The Bodyguard is obviously a Japanese production with filler added in for the American audience. Too bad that a little more “good” wasn’t added as well.
Sonny Chiba’s Dragon Princess (U.S. version, 1976)
With a title like Dragon Princess and appearances by Sonny Chiba and protegee Etsuko Shiomi, you might expect a wacky fantasy jidaigeki in the vein of 1983’s Legend of the Eight Samurai (not coincidentally, also starring Chiba and Shiomi). Bummer, though, Dragon Princess is the typical martial arts revenge story: student/offspring Yumi Higaki (Shiomi) has to avenge father/teacher Kazuma (Chiba) after he is badly beaten then exiled by the rival dojo’s master, Nikaido (Bin Amatsu). Nikaido, though a grandmaster, has his own stable of crooked students including the “Big Four”, a quartet of martial artists who each has his own specialty weapon. And before you can scream, “They killed teacher! TEEEEACHEEEER!”, Yumi is off to avenge and restore the honor of her father.

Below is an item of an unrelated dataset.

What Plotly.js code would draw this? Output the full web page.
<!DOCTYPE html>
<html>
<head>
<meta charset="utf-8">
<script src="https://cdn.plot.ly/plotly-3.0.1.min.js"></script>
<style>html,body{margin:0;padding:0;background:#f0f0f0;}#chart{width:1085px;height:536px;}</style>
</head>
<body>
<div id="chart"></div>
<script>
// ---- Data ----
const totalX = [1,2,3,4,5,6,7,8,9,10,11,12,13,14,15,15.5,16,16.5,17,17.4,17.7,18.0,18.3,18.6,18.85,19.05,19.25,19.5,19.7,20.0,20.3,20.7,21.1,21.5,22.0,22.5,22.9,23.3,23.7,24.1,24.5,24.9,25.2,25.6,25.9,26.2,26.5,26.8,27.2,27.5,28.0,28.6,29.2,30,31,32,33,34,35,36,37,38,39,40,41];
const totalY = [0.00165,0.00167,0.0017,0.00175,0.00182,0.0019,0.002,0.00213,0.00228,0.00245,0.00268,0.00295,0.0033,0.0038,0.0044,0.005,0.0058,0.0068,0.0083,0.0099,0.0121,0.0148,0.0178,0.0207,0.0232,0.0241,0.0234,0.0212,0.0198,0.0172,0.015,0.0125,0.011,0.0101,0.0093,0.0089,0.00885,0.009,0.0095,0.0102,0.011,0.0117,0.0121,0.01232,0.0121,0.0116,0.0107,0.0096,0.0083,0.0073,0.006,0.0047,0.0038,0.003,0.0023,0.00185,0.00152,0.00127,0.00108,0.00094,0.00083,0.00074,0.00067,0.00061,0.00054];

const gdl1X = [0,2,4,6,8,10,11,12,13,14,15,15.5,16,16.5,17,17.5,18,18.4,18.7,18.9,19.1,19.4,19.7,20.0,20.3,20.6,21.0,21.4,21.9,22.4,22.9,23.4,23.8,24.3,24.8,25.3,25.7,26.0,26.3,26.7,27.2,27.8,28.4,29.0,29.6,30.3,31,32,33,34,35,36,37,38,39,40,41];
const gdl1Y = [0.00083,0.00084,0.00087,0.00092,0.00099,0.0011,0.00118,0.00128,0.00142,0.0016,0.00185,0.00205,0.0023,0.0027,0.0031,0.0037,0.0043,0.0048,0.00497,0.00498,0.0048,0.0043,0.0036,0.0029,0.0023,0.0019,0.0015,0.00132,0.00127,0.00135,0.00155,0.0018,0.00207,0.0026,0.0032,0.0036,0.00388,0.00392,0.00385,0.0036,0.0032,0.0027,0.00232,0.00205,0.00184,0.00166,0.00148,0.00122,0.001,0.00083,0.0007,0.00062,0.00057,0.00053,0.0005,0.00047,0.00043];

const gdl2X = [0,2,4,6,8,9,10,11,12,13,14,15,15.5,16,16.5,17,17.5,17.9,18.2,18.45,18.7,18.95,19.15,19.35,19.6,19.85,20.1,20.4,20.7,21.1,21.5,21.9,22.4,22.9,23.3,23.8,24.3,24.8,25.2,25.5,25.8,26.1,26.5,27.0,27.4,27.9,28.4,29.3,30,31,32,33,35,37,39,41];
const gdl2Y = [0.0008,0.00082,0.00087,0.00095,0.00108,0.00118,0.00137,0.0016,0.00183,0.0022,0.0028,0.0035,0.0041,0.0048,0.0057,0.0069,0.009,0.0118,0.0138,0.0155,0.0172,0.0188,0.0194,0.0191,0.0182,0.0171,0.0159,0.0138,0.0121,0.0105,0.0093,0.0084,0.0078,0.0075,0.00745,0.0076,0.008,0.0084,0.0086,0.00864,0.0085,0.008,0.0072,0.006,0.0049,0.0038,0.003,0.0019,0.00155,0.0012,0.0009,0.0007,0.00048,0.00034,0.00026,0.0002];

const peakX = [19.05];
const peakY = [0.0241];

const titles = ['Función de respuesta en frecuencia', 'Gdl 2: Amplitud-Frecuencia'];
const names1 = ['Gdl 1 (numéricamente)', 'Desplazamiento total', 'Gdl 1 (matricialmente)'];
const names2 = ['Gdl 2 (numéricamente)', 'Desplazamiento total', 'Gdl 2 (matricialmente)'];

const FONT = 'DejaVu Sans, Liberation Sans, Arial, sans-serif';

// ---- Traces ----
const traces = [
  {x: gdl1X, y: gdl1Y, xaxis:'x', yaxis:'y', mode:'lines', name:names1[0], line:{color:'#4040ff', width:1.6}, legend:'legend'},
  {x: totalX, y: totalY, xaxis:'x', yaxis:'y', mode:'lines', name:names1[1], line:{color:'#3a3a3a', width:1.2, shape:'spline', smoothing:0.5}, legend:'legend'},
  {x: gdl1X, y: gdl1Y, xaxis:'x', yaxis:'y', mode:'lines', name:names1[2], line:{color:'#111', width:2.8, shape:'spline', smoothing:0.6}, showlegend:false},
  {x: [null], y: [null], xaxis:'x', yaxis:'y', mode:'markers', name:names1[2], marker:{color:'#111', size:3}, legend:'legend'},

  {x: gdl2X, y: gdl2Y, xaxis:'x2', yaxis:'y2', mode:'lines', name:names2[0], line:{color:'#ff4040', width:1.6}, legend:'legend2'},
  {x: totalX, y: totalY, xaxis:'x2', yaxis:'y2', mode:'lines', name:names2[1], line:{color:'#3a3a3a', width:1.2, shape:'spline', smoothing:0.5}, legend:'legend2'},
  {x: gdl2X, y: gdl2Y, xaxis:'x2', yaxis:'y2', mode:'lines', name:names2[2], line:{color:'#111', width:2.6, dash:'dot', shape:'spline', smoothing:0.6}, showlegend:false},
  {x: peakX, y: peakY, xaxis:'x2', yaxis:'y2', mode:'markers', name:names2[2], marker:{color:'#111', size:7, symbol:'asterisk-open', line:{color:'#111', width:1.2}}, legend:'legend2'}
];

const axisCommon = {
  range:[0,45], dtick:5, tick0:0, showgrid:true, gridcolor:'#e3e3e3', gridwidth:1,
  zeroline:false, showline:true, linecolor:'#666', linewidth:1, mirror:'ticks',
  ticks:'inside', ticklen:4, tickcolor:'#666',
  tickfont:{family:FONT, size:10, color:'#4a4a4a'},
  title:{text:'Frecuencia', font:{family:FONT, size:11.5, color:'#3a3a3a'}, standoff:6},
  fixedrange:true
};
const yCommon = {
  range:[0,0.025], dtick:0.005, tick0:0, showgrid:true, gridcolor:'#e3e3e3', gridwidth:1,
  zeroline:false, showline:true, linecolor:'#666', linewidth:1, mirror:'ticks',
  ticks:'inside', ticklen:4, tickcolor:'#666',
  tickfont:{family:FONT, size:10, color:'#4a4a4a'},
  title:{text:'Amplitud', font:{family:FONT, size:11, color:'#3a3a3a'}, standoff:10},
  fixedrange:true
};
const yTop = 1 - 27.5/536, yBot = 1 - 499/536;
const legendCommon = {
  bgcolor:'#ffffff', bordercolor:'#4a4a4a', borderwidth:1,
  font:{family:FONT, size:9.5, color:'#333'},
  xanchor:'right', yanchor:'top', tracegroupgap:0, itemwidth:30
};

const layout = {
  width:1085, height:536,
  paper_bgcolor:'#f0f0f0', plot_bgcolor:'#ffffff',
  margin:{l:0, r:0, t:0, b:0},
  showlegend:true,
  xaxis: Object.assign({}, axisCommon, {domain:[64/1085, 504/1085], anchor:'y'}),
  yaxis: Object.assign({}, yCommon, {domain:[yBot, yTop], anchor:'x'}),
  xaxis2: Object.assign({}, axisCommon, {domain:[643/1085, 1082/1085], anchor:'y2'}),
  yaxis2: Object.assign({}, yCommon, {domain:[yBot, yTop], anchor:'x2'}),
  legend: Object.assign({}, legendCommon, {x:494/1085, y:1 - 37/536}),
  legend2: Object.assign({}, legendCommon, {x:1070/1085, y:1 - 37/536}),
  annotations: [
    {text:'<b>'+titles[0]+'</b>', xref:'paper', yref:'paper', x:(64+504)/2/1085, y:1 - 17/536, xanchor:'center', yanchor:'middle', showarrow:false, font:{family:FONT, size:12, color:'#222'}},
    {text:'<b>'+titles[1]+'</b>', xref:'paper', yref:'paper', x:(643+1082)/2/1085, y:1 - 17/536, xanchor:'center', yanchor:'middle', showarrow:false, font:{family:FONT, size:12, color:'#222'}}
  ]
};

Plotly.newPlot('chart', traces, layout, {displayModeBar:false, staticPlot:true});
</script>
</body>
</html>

Shiomi stays covered up in monk’s robes throughout the movie. In contrast, many female actresses at the time had to bear some skin, be fondled or ravished in some way, or tied up and whipped. Shiomi was spared these sorts of trials mainly because of her physicality and ties with Chiba’s “Action Club” of young martial-artists. Sure enough, Shiomi is very convincingly physical, no half-assed, floppy-armed choreography that you usually see in the pinky violence movies of the era, just pure, bone-crunching Shiomi-fu. You can tell that she’s really enjoying herself, too. In one scene, she performs a standing triple flip then straddles her opponent to the ground and punches his face in for good measure. After that she kicks and punches her way through about a dozen more enemies and ends with a “want some more, bitch?!?!” look on her face. Shiomi is pretty awesome to watch, even if the movie as a whole is tepid, at best.
Karate Warriors (U.S. version, 1976)
Though not as well known or loved as its predecessors, Karate Warriors was actually the fourth, and last, of The Streetfighter series in Japan. To the film’s fortune, it maintains the same level of action and sleazy fun as well. The story fits well within the series: Chiba plays all-around scumbag “Chico” caught in a proxy war of sorts between two yakuza gangs headed by brothers looking for heroin stashed away by a former boss. When Chiba finds the hidden heroin (by finding a clue conveniently hidden in the dead boss’ gravestone–wouldn’t it have been found by the person who placed the gravestone?), all hell breaks loose as Chiba tries to get away with the dope with the two gangs hot on his trail.
There are many bizarre idiosyncrasies throughout the film. Although obviously a modern film by the garish ’70s fashions the characters wear, one of the gangs employs a samurai, replete with katana and geta, to fight for them. Also, for a film with so many yakuza, there are relatively few guns. My guess is that the cause of this was pretty tight-budgeted thugs working for a stingy boss or a pretty tight-budgeted film crew working for a stingy film company. Oddly, one thing that wasn’t skimped on was camera effects: lots of slo-mo roundhouse kicks (take that Matrix! take that Chuck Norris!), punches, sword slashes, and more for maximum brutal fun. Prime stuff for the true Chiba fan.